The government, after a reportedly fierce cabinet battle, plans to extend the use of US-style minimum mandatory sentences into the British legal system.
The proposals are part of the Legal Aid, Sentencing and Punishment Bill and include:
- The introduction of a four month detention and training order for any 16 or 17 year old caught using a knife in a threatening manner. Adults face an automatic six-month sentence for the same offence.
- Mandatory life sentences for the first time will be extended to crimes other than murder such as child sex offences, terrorism and ‘causing or allowing the death of a child’.
- Anyone convicted of a second serious sexual or violent crime would get an automatic life term under a‘two strikes policy’. Ken Clarke told the BBC it would apply to somebody who had committed two ‘probably near-murderous attacks’.
- The much-criticised indeterminate sentence for public protection (IPP) – which has left 6,500 prisoners without a set release date and described by Clarke as ‘a gross injustice – a bit of a stain on our system’ – will be replaced by fixed-term sentences. In the future people convicted of a serious and violent sexual crime will be subject to an extended determinate sentence, serving at least two-thirds of that sentence before being considered for release by a parole board. On release they will be subject to extended licence.
Children under the age of 16 years will not be affected in respect of the proposed changes to knife crime sentences – to the apparent chagrin of Theresa May – who would it seems prefer most of the UK population to be imprisoned from birth to the grave.
At a recent Commons’ home affairs committee Clarke had appeared to make clear his opposition to the use of mandatory sentences, saying his preference was to give judges’ discretion to set sentences based on the facts of cases for nearly all crimes but murder. He also suggested that minimum mandatory sentence for juveniles under 18 was not part of the traditions of the British criminal justice system.

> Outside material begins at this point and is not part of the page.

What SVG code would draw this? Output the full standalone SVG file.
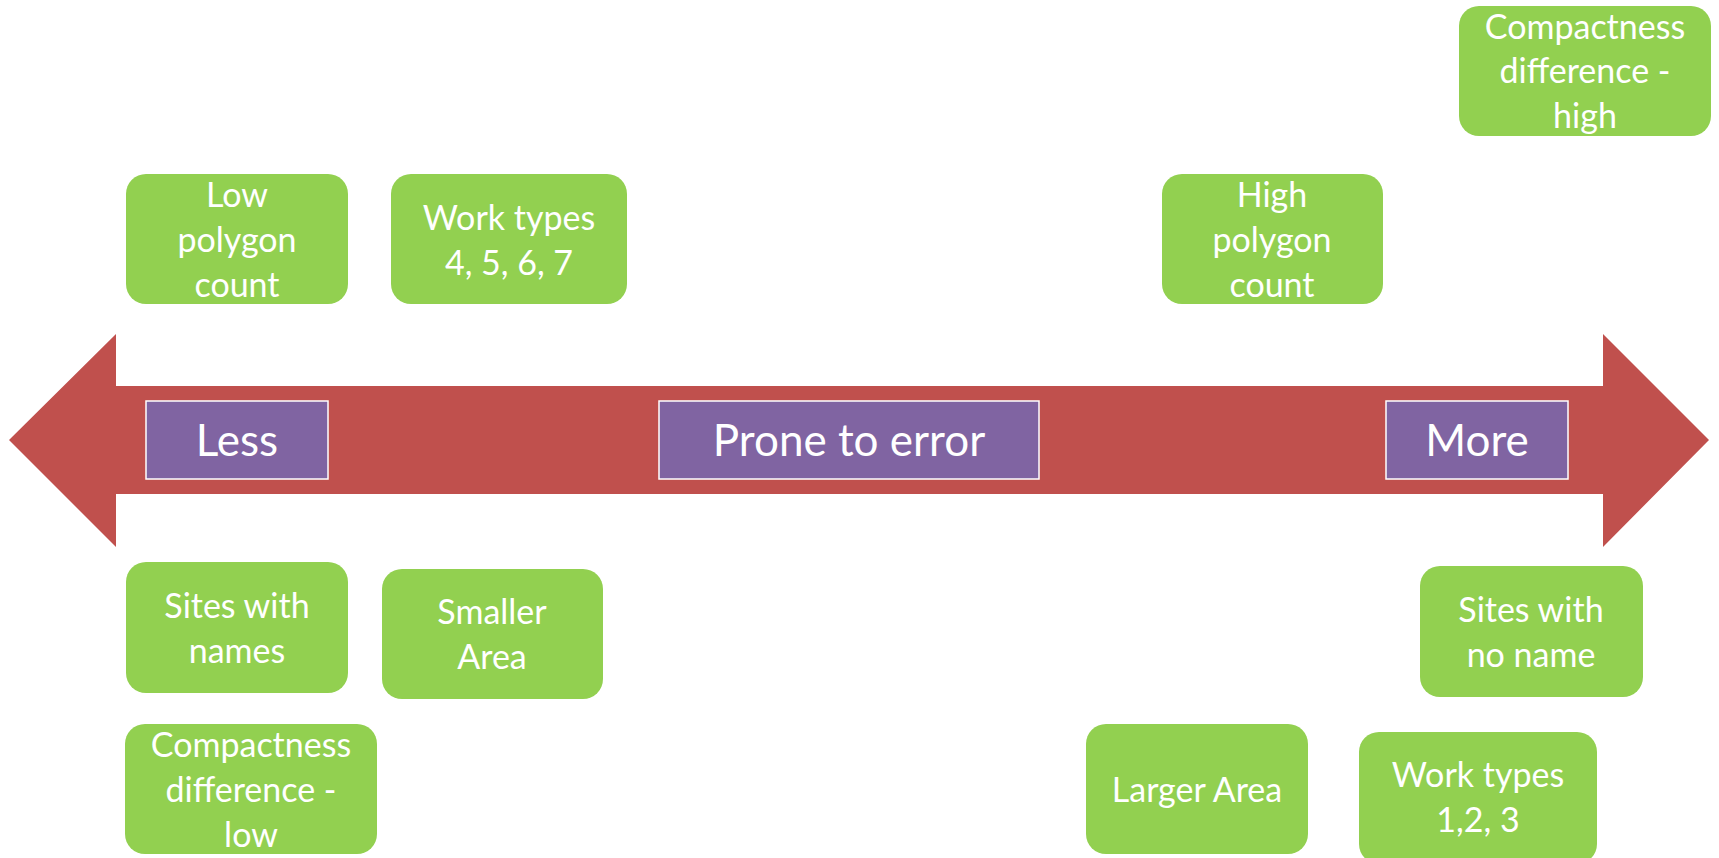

Therefore these proposals seem to be a significant volte-face by Clarke, following reported further spats with May and the intervention of David Cameron. He vigorously denies it is an about turn. In any event, Clarke now says that a mandatory term for certain offences will ‘restore clarity, coherence and common sense to sentencing and give victims a clearer understanding of how long offenders will actually serve in prison’.
Clarke reckons the changes in mandatory life sentences will affect only some 20 or so cases a year. On the Ministry of Justice’s own figures the new mandatory minimum sentence for juvenile knife crime could affect up to 400 cases a year.
Labour’s Sadiq Khan has welcomed the proposed knife measure but said other changes could see dangerous offenders freed. Juliet Lyon, director of the Prison Reform Trust, said: ‘Subject to good sentencing guidelines, what’s wrong with allowing the courts to make sure that the sentence fits the crime?’. I always assumed that was the court’s aim anyway.
Both were unusual bedfellows with Nick De Bios, Tory MP for Enfield, who in a Total Politics blog said how very pleased – with himself mainly – he was about the amendment to include 16 and 17 year olds. De Bois argued it was a ‘victory for his constituents’ who had made their views clear in a petition organised by the local newspaper. No young person, he declared, could now be unaware of the consequences of carrying a knife as the issue had been fully thrashed out on Radio 1 – no doubt its young and feral audience were already angrily sharpening their knives and pencils listening to Olly Murs. De Bois despaired of the usual sceptics who keep banging on about jail sentences not working (inconveniently backed by empirical and validated research evidence).
Putting to one side the simple point (which even unabashed prison expanders like Jack Straw and Ian Duncan Smith must surely get one day) that if prison actually worked we would be shutting prisons not opening more: what are mandatory sentences likely to mean?
Certainly it will take away sentencing discretion. A point acknowledged by John Bache, chairman of the Magistrates Association youth courts committee, who said they opposed mandatory sentences for youth knife crime as there will always be ‘rare or exceptional circumstances’ where they were not appropriate (given that young people lacked ‘the maturity of thought of adults and must be treated accordingly’).
‘Justice’ of course means ‘justice’ to both community and individual. Sentencing should take into account the particular circumstances of the crime and the individual who committed it. Judges (as Clarke seemed to initially agree) and those involved in sentencing, like probation officers, are surely best placed to make those judgments and within the separation of powers inherent in the British legal system.
Another problem lies in any international comparative study of mandatory sentencing. In both the US (the US sentencing Commissions report to congress of October 2011 reviewed 73,000 such sentences) and Australia (here) a mandatory sentencing regime has led to a rise in prison population. Surprisngly perhaps, it has led to inconsistent sentencing because judges when faced with severe mandatory sentences try and side step them.
Justice is a hard won commodity. We should think carefully before allowing the government of the day to shackle it.